If matrix multiplication becomes a bottleneck (although 256 matrix multiplications shouldn’t be), then one trick you could do if the chunks are always aligned with the world is to simplify the matrix multiplication.
If you have a constant view-projection matrix across all chunks:
[a e i m]
[b f j n]
[c g k o]
[d h l p]
And you are multiplying it by the chunk model matrix that is simply a translation from the origin:
[1 0 0 x]
[0 1 0 y]
[0 0 1 z]
[0 0 0 1]
The the matrix multiplication could be simplified to:
[a e i m][1 0 0 x] [a e i ax+ey+iz+m]
[b f j n][0 1 0 y] = [b f j bx+fy+jz+n]
[c g k o][0 0 1 z] [c g k cx+gy+kz+o]
[d h l p][0 0 0 1] [d h l dx+hy+lz+p]
Only the last column varies across each of the chunks.

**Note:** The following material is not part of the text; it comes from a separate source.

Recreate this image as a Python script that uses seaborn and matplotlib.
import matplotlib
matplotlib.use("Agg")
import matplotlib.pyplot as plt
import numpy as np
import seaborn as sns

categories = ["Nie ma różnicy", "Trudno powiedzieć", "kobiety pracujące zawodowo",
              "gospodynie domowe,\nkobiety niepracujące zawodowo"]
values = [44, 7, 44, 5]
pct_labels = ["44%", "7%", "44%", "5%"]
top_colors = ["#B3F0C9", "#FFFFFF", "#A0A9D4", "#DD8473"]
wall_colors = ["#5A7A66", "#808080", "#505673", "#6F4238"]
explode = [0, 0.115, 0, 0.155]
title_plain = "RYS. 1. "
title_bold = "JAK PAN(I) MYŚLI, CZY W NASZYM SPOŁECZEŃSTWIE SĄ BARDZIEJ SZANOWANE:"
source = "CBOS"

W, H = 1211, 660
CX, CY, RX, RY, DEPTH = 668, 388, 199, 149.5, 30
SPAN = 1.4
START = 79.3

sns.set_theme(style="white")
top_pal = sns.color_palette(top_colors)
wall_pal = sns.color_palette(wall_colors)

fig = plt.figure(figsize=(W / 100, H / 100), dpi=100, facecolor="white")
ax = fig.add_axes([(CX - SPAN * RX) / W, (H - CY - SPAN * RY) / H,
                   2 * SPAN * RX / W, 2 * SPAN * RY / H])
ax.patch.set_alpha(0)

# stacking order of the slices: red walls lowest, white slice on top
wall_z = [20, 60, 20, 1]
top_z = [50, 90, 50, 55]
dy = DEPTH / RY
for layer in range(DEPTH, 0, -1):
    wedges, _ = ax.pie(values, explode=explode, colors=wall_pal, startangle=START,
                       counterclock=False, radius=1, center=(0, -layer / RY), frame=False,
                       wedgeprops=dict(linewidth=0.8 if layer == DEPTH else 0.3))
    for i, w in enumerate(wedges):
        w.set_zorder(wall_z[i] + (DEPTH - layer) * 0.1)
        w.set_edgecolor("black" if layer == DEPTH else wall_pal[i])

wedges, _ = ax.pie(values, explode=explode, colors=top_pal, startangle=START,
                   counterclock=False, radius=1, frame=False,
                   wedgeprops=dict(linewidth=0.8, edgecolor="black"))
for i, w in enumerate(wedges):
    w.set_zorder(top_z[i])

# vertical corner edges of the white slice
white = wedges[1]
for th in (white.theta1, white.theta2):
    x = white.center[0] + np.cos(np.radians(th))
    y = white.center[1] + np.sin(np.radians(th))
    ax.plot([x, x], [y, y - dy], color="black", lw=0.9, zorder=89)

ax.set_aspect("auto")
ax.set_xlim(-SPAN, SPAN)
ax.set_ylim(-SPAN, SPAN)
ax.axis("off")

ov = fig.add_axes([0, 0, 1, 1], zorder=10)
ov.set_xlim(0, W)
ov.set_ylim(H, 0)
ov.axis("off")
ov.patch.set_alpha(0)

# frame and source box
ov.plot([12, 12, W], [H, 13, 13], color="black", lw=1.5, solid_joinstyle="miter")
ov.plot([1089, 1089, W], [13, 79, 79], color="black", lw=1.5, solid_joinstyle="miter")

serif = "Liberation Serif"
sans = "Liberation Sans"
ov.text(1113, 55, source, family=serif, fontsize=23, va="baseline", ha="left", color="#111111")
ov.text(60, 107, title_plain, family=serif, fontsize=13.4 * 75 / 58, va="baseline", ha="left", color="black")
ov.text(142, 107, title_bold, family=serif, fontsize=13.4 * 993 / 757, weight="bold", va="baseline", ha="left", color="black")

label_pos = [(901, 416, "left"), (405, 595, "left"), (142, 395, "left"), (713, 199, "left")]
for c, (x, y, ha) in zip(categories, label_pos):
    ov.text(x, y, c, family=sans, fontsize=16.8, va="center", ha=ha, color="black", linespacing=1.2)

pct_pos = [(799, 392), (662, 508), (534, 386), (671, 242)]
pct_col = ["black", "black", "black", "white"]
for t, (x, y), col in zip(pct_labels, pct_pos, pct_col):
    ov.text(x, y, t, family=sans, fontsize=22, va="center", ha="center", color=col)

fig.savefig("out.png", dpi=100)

Does removing the glBindVertexArray call have much of an impact on performance, if it does then putting everything into one buffer object as other people have mentioned might help, using glBufferSubData to stream in new chunks + glDrawRangeElements to draw each visible chunk. If using more recent extensions, then glMapBufferRange to allow writing to a range of the buffer + glDrawElementsBaseVertex to allow use of a shared index buffer could be useful.